Realtors write the scripts for two- to three-minute recordings that they hope will arouse the curiosity of potential buyers, communicate the home's finest features and help it to stand out in a busy real estate market.

The recordings may also correct misconceptions by emphasizing, for instance, the fantastic river view of a waterfront home that cannot be seen from the road.

The L-shaped rancher in Hydes that Bill and Addie Turnbaugh sold this summer looks small from the outside but is open and spacious inside with large rooms and a lower-level family room.

The house had been on the market for many months when Gollihue took over as the agent and installed a transmitter. In two weeks, about a dozen prospective homebuyers visited the home -- the same number that had toured during a prior six-month period, Bill Turnbaugh said.

"It got a response very quickly," he said. "It really helped to get people inside to see what was there."

Price, room sizes and features such as swimming pools, updated kitchens and baths are usually included in the messages, which can be picked up as far as several hundred feet from the house.

"People love them," said Scott Matthew, president of Realty Electronics, the Fond du Lac, Wis., firm that has manufactured and sold the broadcasters since 1993.

"When someone goes out for a drive on a Saturday and they see 40 or 50 houses for sale, all they can do is stare at them," he said. "If it's a talking house, suddenly they've got a real feel for the house.

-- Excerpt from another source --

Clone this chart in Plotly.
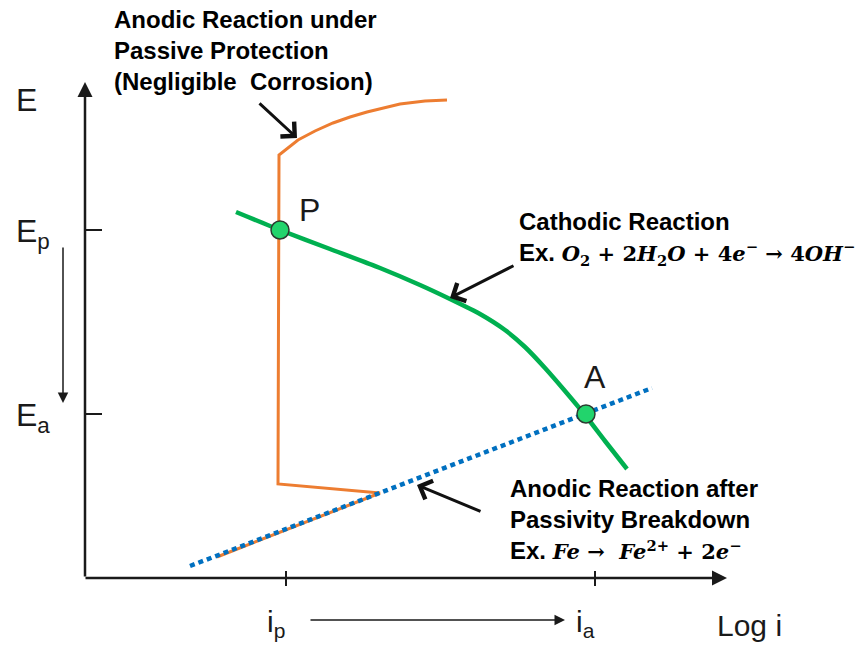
import plotly.graph_objects as go

# diagram units: log i to the right, E upwards, origin at the axes corner
passive_logi = [132, 295, 193, 194, 213, 230, 248, 265, 282, 300, 315, 340, 362]
passive_E = [21, 85, 94, 423, 438, 447, 455, 461, 466, 470, 474, 477, 478]

active_logi = [105, 567]
active_E = [12, 190]

cathodic_logi = [151, 195, 245, 295, 335, 365, 395, 420, 440, 460, 480, 500, 520, 542]
cathodic_E = [366, 348, 329, 310, 293, 279, 264, 248, 231, 210, 187, 163, 137, 109]

point_names = ["P", "A"]
point_logi = [195, 501]
point_E = [348, 164]
label_dx = [29, 9]
label_dy = [20, 37]

E_ticks = {"E<sub>p</sub>": 348, "E<sub>a</sub>": 164}
i_ticks = {"i<sub>p</sub>": 201, "i<sub>a</sub>": 510}

SANS = "Liberation Sans, Arial, sans-serif"
SERIF = "DejaVu Serif, serif"
INK = "#1a1a1a"

fig = go.Figure()
fig.add_trace(go.Scatter(x=passive_logi, y=passive_E, mode="lines",
                         line=dict(color="#ED7D31", width=3)))
fig.add_trace(go.Scatter(x=active_logi, y=active_E, mode="lines",
                         line=dict(color="#0070C0", width=4.5, dash="5px,4px")))
fig.add_trace(go.Scatter(x=cathodic_logi, y=cathodic_E, mode="lines",
                         line=dict(color="#00B050", width=4.5, shape="spline", smoothing=0.6)))
fig.add_trace(go.Scatter(x=point_logi, y=point_E, mode="markers",
                         marker=dict(size=18, color="#22D46C", line=dict(color="#2b3b30", width=1.5))))

# point labels
for name, px_, py_, dx, dy in zip(point_names, point_logi, point_E, label_dx, label_dy):
    fig.add_annotation(x=px_ + dx, y=py_ + dy, text=name, showarrow=False,
                       xanchor="center", yanchor="middle", font=dict(family=SANS, size=32, color=INK))

# axes drawn as arrows
def arrow(x0, y0, x1, y1, width, head=2, size=1.0, color=INK):
    fig.add_annotation(x=x1, y=y1, ax=x0, ay=y0, xref="x", yref="y", axref="x", ayref="y",
                       text="", showarrow=True, arrowhead=head, arrowsize=size,
                       arrowwidth=width, arrowcolor=color, standoff=0, startstandoff=0)

arrow(0, 0, 0, 496, 2.5, head=2, size=1.2)
arrow(-1, 0, 642, 0, 2.5, head=2, size=1.2)
arrow(-22, 332, -22, 175, 1.5, head=2, size=1.4)
arrow(224, -42, 480, -42, 1.5, head=2, size=1.4)

# pointer arrows to the curves
arrow(173, 476, 212, 440, 3, head=4, size=1.3, color="#111111")
arrow(430, 313, 365, 280, 3, head=4, size=1.3, color="#111111")
arrow(397, 66, 332, 93, 3, head=4, size=1.3, color="#111111")

for lbl, yv in E_ticks.items():
    fig.add_shape(type="line", x0=0, x1=17, y0=yv, y1=yv, line=dict(color=INK, width=2))
    fig.add_annotation(x=-71, y=yv - 3, text=lbl, showarrow=False, xanchor="left", yanchor="middle",
                       font=dict(family=SANS, size=32, color=INK))
for lbl, xv in i_ticks.items():
    fig.add_shape(type="line", x0=xv, x1=xv, y0=-8, y1=7, line=dict(color=INK, width=2))
    fig.add_annotation(x=xv - 21, y=-45, text=lbl, showarrow=False, xanchor="left", yanchor="middle",
                       font=dict(family=SANS, size=30, color=INK))

fig.add_annotation(x=-71, y=478, text="E", showarrow=False, xanchor="left", yanchor="middle",
                   font=dict(family=SANS, size=32, color=INK))
fig.add_annotation(x=630, y=-47, text="Log i", showarrow=False, xanchor="left", yanchor="middle",
                   font=dict(family=SANS, size=30, color=INK))

bold = dict(family=SANS, size=24, color="#000000")
fig.add_annotation(x=27, y=528, xanchor="left", yanchor="middle", align="left", showarrow=False,
                   text="<b>Anodic Reaction under<br>Passive Protection<br>(Negligible  Corrosion)</b>",
                   font=bold)

eq_style = "font-family:" + SERIF + ";font-size:21px"
eq_cath = ("<span style='" + eq_style + "'><b><i>O</i><sub>2</sub> + 2<i>H</i><sub>2</sub><i>O</i>"
           " + 4<i>e</i><sup>−</sup> → 4<i>OH</i><sup>−</sup></b></span>")
fig.add_annotation(x=432, y=340, xanchor="left", yanchor="middle", align="left", showarrow=False,
                   text="<b>Cathodic Reaction<br>Ex. </b>" + eq_cath, font=bold)

eq_fe = ("<span style='" + eq_style + "'><b><i>Fe</i> →  <i>Fe</i><sup>2+</sup>"
         " + 2<i>e</i><sup>−</sup></b></span>")
fig.add_annotation(x=423, y=59, xanchor="left", yanchor="middle", align="left", showarrow=False,
                   text="<b>Anodic Reaction after<br>Passivity Breakdown<br>Ex. </b>" + eq_fe, font=bold)

fig.update_layout(
    width=863, height=645,
    margin=dict(l=0, r=0, t=0, b=0),
    paper_bgcolor="white", plot_bgcolor="white",
    showlegend=False,
    xaxis=dict(range=[-85, 778], visible=False, fixedrange=True),
    yaxis=dict(range=[-67, 578], visible=False, fixedrange=True),
)

fig.write_html("out.html", config={"displayModeBar": False},
               post_script="document.body.style.margin='0';")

"Talking houses stand out."

Matthew's father and partner in the business, Richard Matthew, first used the devices in his own real estate business in the late 1980s.

About 50,000 have been sold to 5,000 Realtors nationwide. The firm estimates that the devices are used in about 1 percent of homes on the market.

The transmitters cost the agents about $200 and are moved from house to house as sales are finalized.

"I've been in sales a long while and there's a lot of creative things available," said John Shaughnessy, a Realtor with O'Conor, Piper & Flynn in Federal Hill, who has six transmitters. "This type of sales tool is being used in other areas and it's coming off very good."

The devices are about the size of an answering machine, plug into a wall outlet and store a message on computer chips.

They are placed on a table or the floor inside the house, and the seller hears the message only if he tunes in.

"Sellers seem very excited about it," Gollihue said. "It gives them something no one else has. It makes their house stand out. The recording will get people to stop and listen and call to schedule an appointment."

And if the house isn't what shoppers want, they won't make an unnecessary call to the Realtor.

"I get more qualified calls from people who know the price and the features already," Gollihue said. "It saves me from showing the property to people who are not prospects."